Como tantas otras tradiciones la «jornada se reflexión» se sostiene en su propia inercia, de forma que puede justificarse simplemente en que «siempre ha existido», aunque no se sepa exactamente para qué. Si al menos se llamase «Jornada de lectura de los programas electorales», tendría al menos un sentido teórico, en vista de que se necesita un tiempo prudencial para leerlos todos y se dan a conocer a última hora, casi en el umbral del día de las votaciones.

Pero, como bien sabemos, ni los programas electorales se escriben para ser leídos ni la jornada de reflexión fue creada para reflexionar, como demuestra el hecho de que suele caer en sábado, el día más alegre de la semana, y solo un loco arruinaría las expectativas de un sábado poniéndose a pensar en los partidos. Y no porque la situación política del momento no merezca atención (todo lo contrario, con lo que se ventila mañana en las urnas) sino porque, aunque el origen del voto obedezca a múltiples factores, sabemos, al menos, que no hay que buscarlo en la jornada de reflexión.

Lo peor de esa dichosa jornada es que, más que a una improbable actividad reflexiva, obliga al cumplimiento de una serie de normas igualmente absurdas, totalmente opuestas al espíritu democrático y a la libertad de expresión: está prohibido hacer campaña o pedir directamente el voto, está prohibida la difusión de encuestas, y quien incumpla la ley del silencio se expone a severas multas.

Sin embargo, nadie podría justificar con argumentos medianamente sensatos por qué los amantes de la botánica no pueden hacer hoy proselitismo de sus gustos, ni por qué sus opositores se tienen que callar veinticuatro horas antes de ir a votar, ni por qué la publicación de encuestas finaliza a cinco días de las elecciones si nadie las toma en serio porque nunca aciertan.
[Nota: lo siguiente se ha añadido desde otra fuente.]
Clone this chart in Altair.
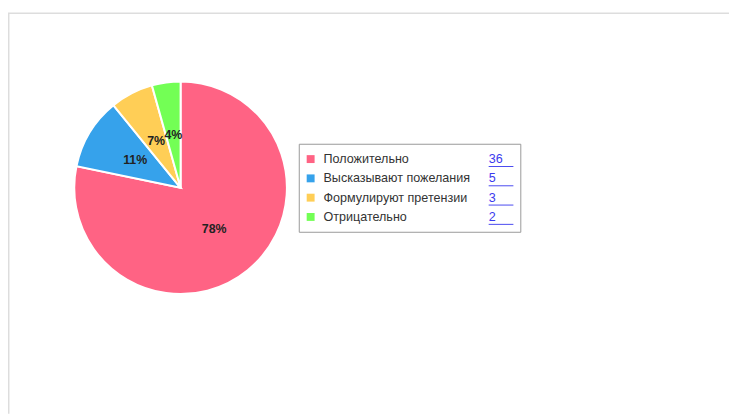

Ni por qué hay que mantener una rémora de la Transición, como si viviésemos permanentemente en transición, internet no existiera, el mundo no hubiese cambiado desde 1977 y debiésemos asumir ese conjunto de arbitrariedades trasnochadas como una costumbre inamovible que ofreciese más ventajas democráticas que liquidarla. 

A lo mejor, lo que sucede es que esa inverosímil reflexión normativa concentrada en un solo día es una metáfora de la irreflexión general en que vivimos de una elección a otra, una muestra de la lentitud con la que se cambia hasta lo más obsoleto y prescindible en el país europeo que menos ha cambiado su Constitución y en el que cualquier signo de progreso se considera alarmante y es motivo de controversia. A lo mejor lo que indica es una inquietante y acrisolada tendencia a aceptar incondicionalmente eufemismos, inmovilismos y ordenancismos, aunque floten en el vacío y carezcan de sentido, a asumir silencios impuestos y autoimpuestos como parte de la normalidad democrática. Costumbres que explicarían –y es solo un ejemplo entre muchos– por qué tras cuarenta años de dictadura hubo que esperar otros cuarenta años para sacar a Franco de la cripta embrujada, con las discusiones habituales, pues indudablemente era una verdad como un templo que «siempre» había estado allí.    

Parece que lo más razonable que puede hacerse en la jornada de reflexión es señalar los disparates y anacronismos de la propia jornada de reflexión. Pero lo mismo la ley del silencio, siempre diligente y vigilante, lo prohíbe.